Note: the Neural Networks case is a much special case in my opinion… It seems hard to find a scenario perfectly suit this case.

CHAPTER 9: Decorator

The Decorator pattern allows us to enhance existing types without either modifying the original types (Open-Closed Principle) or causing an explosion of the number of derived types.

• Dynamic composition allows you to compose something at runtime, typically by passing around references. It allows maximum flexibility, since the composition can happen at runtime in response to, for example, the user’s input.
• Static composition implies that the object and its enhancements are composed at compile time via the use of templates. This means the exact set of enhancements on an object needs to be known at the moment of compilation, since it cannot be modified later.

A decorator gives a class additional functionality while adhering to the OCP. Its crucial aspect is composability: several decorators can be applied to an object in any order.

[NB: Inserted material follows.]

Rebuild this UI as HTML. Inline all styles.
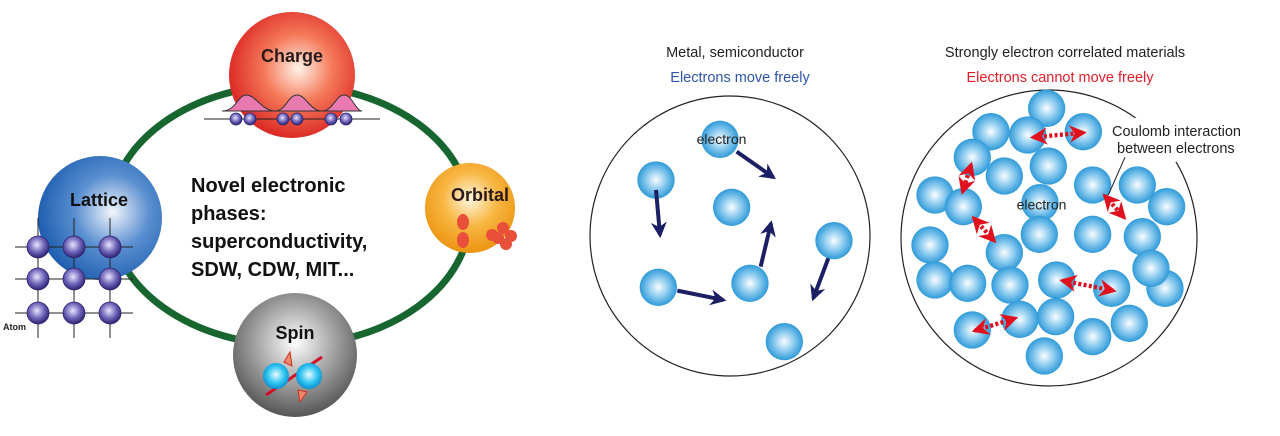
<!DOCTYPE html>
<html><head><meta charset="utf-8"><style>
html,body{margin:0;padding:0;background:#fff;width:1280px;height:436px;overflow:hidden}
svg{display:block}
</style></head><body>
<svg width="1280" height="436" viewBox="0 0 1280 436" xmlns="http://www.w3.org/2000/svg" font-family="Liberation Sans, sans-serif">
<defs>
<radialGradient id="red" cx="0.55" cy="0.45" r="0.6"><stop offset="0" stop-color="#fff4e8"/><stop offset="0.45" stop-color="#f5795a"/><stop offset="1" stop-color="#d81e1e"/></radialGradient>
<radialGradient id="blue" cx="0.6" cy="0.45" r="0.6"><stop offset="0" stop-color="#f2f6fb"/><stop offset="0.5" stop-color="#5a8fd0"/><stop offset="1" stop-color="#1f5fb0"/></radialGradient>
<radialGradient id="orange" cx="0.5" cy="0.4" r="0.6"><stop offset="0" stop-color="#fff7e0"/><stop offset="0.5" stop-color="#f8b743"/><stop offset="1" stop-color="#ec9410"/></radialGradient>
<radialGradient id="gray" cx="0.5" cy="0.4" r="0.6"><stop offset="0" stop-color="#ffffff"/><stop offset="0.5" stop-color="#a8a8a8"/><stop offset="1" stop-color="#555"/></radialGradient>
<radialGradient id="el" cx="0.5" cy="0.5" r="0.5"><stop offset="0" stop-color="#fafdff"/><stop offset="0.55" stop-color="#86c8ee"/><stop offset="1" stop-color="#2f9ad8"/></radialGradient>
<radialGradient id="atom" cx="0.45" cy="0.4" r="0.6"><stop offset="0" stop-color="#e8e4ff"/><stop offset="0.6" stop-color="#6a5fb5"/><stop offset="1" stop-color="#2e2570"/></radialGradient>
<radialGradient id="cyan" cx="0.5" cy="0.45" r="0.55"><stop offset="0" stop-color="#e8fbff"/><stop offset="0.6" stop-color="#30c4f0"/><stop offset="1" stop-color="#0a8fd0"/></radialGradient>
<marker id="nav" viewBox="0 0 10 10" refX="8" refY="5" markerWidth="4" markerHeight="4" orient="auto"><path d="M0,0 L10,5 L0,10 L3,5z" fill="#1b1f63"/></marker>
<marker id="rd" viewBox="0 0 10 10" refX="8" refY="5" markerWidth="4" markerHeight="4" orient="auto-start-reverse"><path d="M0,0 L10,5 L0,10 L3,5z" fill="#e0101e"/></marker>
</defs>

<!-- left diagram -->
<ellipse cx="290" cy="215" rx="180" ry="130" fill="none" stroke="#17652f" stroke-width="7"/>

<circle cx="292" cy="75" r="63" fill="url(#red)"/>
<text x="292" y="62" font-size="18" font-weight="bold" text-anchor="middle" fill="#2a1a1a">Charge</text>
<path d="M222,111 C236,111 238,95 246,95 C256,95 262,111 275,111 C286,111 288,95 297,95 C306,95 310,111 322,111 C333,111 336,95 344,95 C352,95 356,111 362,111 Z" fill="#e87ab0" stroke="#333" stroke-width="1"/>
<line x1="204" y1="119" x2="380" y2="119" stroke="#222" stroke-width="1"/>
<g fill="url(#atom)" stroke="#2e2570" stroke-width="0.8"><circle cx="236" cy="119" r="6"/><circle cx="250" cy="119" r="6"/><circle cx="283" cy="119" r="6"/><circle cx="297" cy="119" r="6"/><circle cx="331" cy="119" r="6"/><circle cx="346" cy="119" r="6"/></g>

<circle cx="470" cy="208" r="45" fill="url(#orange)"/>
<text x="480" y="201" font-size="18" font-weight="bold" text-anchor="middle" fill="#2a1a1a">Orbital</text>
<g fill="#e8503a"><ellipse cx="463" cy="222" rx="6" ry="8"/><ellipse cx="463" cy="240" rx="6" ry="8"/><circle cx="492" cy="235" r="6"/><circle cx="503" cy="228" r="6"/><circle cx="511" cy="236" r="6"/><circle cx="506" cy="244" r="6"/><circle cx="498" cy="238" r="6"/></g>

<circle cx="100" cy="218" r="62" fill="url(#blue)"/>
<text x="99" y="206" font-size="18" font-weight="bold" text-anchor="middle" fill="#111">Lattice</text>
<g stroke="#222" stroke-width="1">
<line x1="15" y1="247" x2="133" y2="247"/><line x1="15" y1="279" x2="133" y2="279"/><line x1="15" y1="313" x2="133" y2="313"/>
<line x1="38" y1="218" x2="38" y2="338"/><line x1="74" y1="218" x2="74" y2="338"/><line x1="110" y1="218" x2="110" y2="338"/></g>
<g fill="url(#atom)" stroke="#2e2570" stroke-width="0.8">
<circle cx="38" cy="247" r="11"/><circle cx="74" cy="247" r="11"/><circle cx="110" cy="247" r="11"/>
<circle cx="38" cy="279" r="11"/><circle cx="74" cy="279" r="11"/><circle cx="110" cy="279" r="11"/>
<circle cx="38" cy="313" r="11"/><circle cx="74" cy="313" r="11"/><circle cx="110" cy="313" r="11"/></g>
<text x="3" y="330" font-size="9" font-weight="bold" fill="#222">Atom</text>

<circle cx="295" cy="355" r="62" fill="url(#gray)"/>
<text x="295" y="339" font-size="18" font-weight="bold" text-anchor="middle" fill="#111">Spin</text>
<line x1="266" y1="395" x2="322" y2="357" stroke="#d0102a" stroke-width="3"/>
<circle cx="276" cy="376" r="13" fill="url(#cyan)"/>
<circle cx="309" cy="376" r="13" fill="url(#cyan)"/>
<path d="M284,362 L290,352 L292,366z M298,390 L300,402 L307,392z" fill="#f28a6a" stroke="#d03020" stroke-width="1"/>

<g font-size="20" font-weight="bold" fill="#111">
<text x="191" y="192">Novel electronic</text>
<text x="191" y="220">phases:</text>
<text x="191" y="248">superconductivity,</text>
<text x="191" y="276">SDW, CDW, MIT...</text></g>

<!-- middle -->
<text x="735" y="57" font-size="14.5" text-anchor="middle" fill="#222">Metal, semiconductor</text>
<text x="740" y="82" font-size="14.5" text-anchor="middle" fill="#2e55a8">Electrons move freely</text>
<circle cx="730" cy="236" r="140" fill="none" stroke="#222" stroke-width="1.2"/>
<g transform="translate(590,40) scale(0.3333)">
<g fill="url(#el)"><circle cx="390" cy="298" r="56"/><circle cx="198" cy="420" r="56"/><circle cx="425" cy="502" r="56"/><circle cx="732" cy="602" r="56"/><circle cx="205" cy="742" r="56"/><circle cx="480" cy="730" r="56"/><circle cx="583" cy="905" r="56"/></g>
<g stroke="#1b1f63" stroke-width="12" marker-end="url(#nav)">
<line x1="440" y1="335" x2="550" y2="412"/><line x1="198" y1="450" x2="210" y2="585"/><line x1="512" y1="680" x2="543" y2="550"/><line x1="262" y1="752" x2="400" y2="780"/><line x1="715" y1="655" x2="670" y2="775"/></g>
<text x="320" y="312" font-size="42" fill="#222">electron</text>
</g>

<!-- right -->
<text x="1065" y="57" font-size="14.5" text-anchor="middle" fill="#222">Strongly electron correlated materials</text>
<text x="1060" y="82" font-size="14.5" text-anchor="middle" fill="#e01e2a">Electrons cannot move freely</text>
<circle cx="1049" cy="238" r="148" fill="none" stroke="#222" stroke-width="1.2"/>
<rect x="1108" y="118" width="95" height="44" fill="#fff"/>
<g transform="translate(900,80) scale(0.3333)">
<g fill="url(#el)">
<circle cx="440" cy="85" r="56"/><circle cx="273" cy="155" r="56"/><circle cx="383" cy="165" r="56"/><circle cx="550" cy="155" r="56"/><circle cx="217" cy="232" r="56"/><circle cx="313" cy="288" r="56"/><circle cx="445" cy="258" r="56"/><circle cx="105" cy="345" r="56"/><circle cx="190" cy="380" r="56"/><circle cx="420" cy="368" r="56"/><circle cx="578" cy="315" r="56"/><circle cx="712" cy="315" r="56"/><circle cx="800" cy="380" r="56"/><circle cx="418" cy="463" r="56"/><circle cx="578" cy="463" r="56"/><circle cx="727" cy="470" r="56"/><circle cx="90" cy="495" r="56"/><circle cx="313" cy="518" r="56"/><circle cx="105" cy="600" r="56"/><circle cx="203" cy="610" r="56"/><circle cx="330" cy="615" r="56"/><circle cx="470" cy="600" r="56"/><circle cx="635" cy="625" r="56"/><circle cx="795" cy="625" r="56"/><circle cx="753" cy="565" r="56"/><circle cx="360" cy="718" r="56"/><circle cx="467" cy="710" r="56"/><circle cx="217" cy="750" r="56"/><circle cx="578" cy="770" r="56"/><circle cx="688" cy="730" r="56"/><circle cx="433" cy="828" r="56"/></g>
<g stroke="#e0101e" stroke-width="13" stroke-dasharray="9,7" marker-start="url(#rd)" marker-end="url(#rd)">
<line x1="400" y1="172" x2="550" y2="158"/><line x1="213" y1="255" x2="188" y2="335"/><line x1="222" y1="415" x2="282" y2="482"/><line x1="615" y1="348" x2="672" y2="412"/><line x1="488" y1="602" x2="640" y2="632"/><line x1="225" y1="752" x2="345" y2="715"/></g>
<line x1="675" y1="232" x2="625" y2="345" stroke="#222" stroke-width="3"/>
<text x="350" y="388" font-size="42" fill="#222">electron</text>
</g>
<text x="1112" y="136" font-size="14.5" fill="#222">Coulomb interaction</text>
<text x="1117" y="153" font-size="14.5" fill="#222">between electrons</text>
</svg>
</body></html>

• Dynamic decorators can store references (or even store the entire values, if you want!) of the decorated objects and provide dynamic (runtime) composability, at the expense of not being able to access the underlying objects’ own members.
• Static decorators use mixin inheritance (inheriting from template parameter) to compose decorators at compile-time. This loses any sort of runtime flexibility (you cannot recompose objects) but gives you access to the underlying object’s members. These objects are also fully initializable through constructor forwarding.
• Functional decorators can wrap either blocks of code or particular functions to allow composition of behaviors.

CHAPTER 10: Façade

The Façade design pattern is a way of putting a simple interface in front of one or more complicated subsystems.

CHAPTER 11: Flyweight

• A Flyweight (also sometimes called a token or a cookie) is a temporary component that acts as a “smart reference” to something.
• Typically, flyweights are used in situations where you have a very large number of very similar objects, and you want to minimize the amount of memory that is dedicated to storing all these values.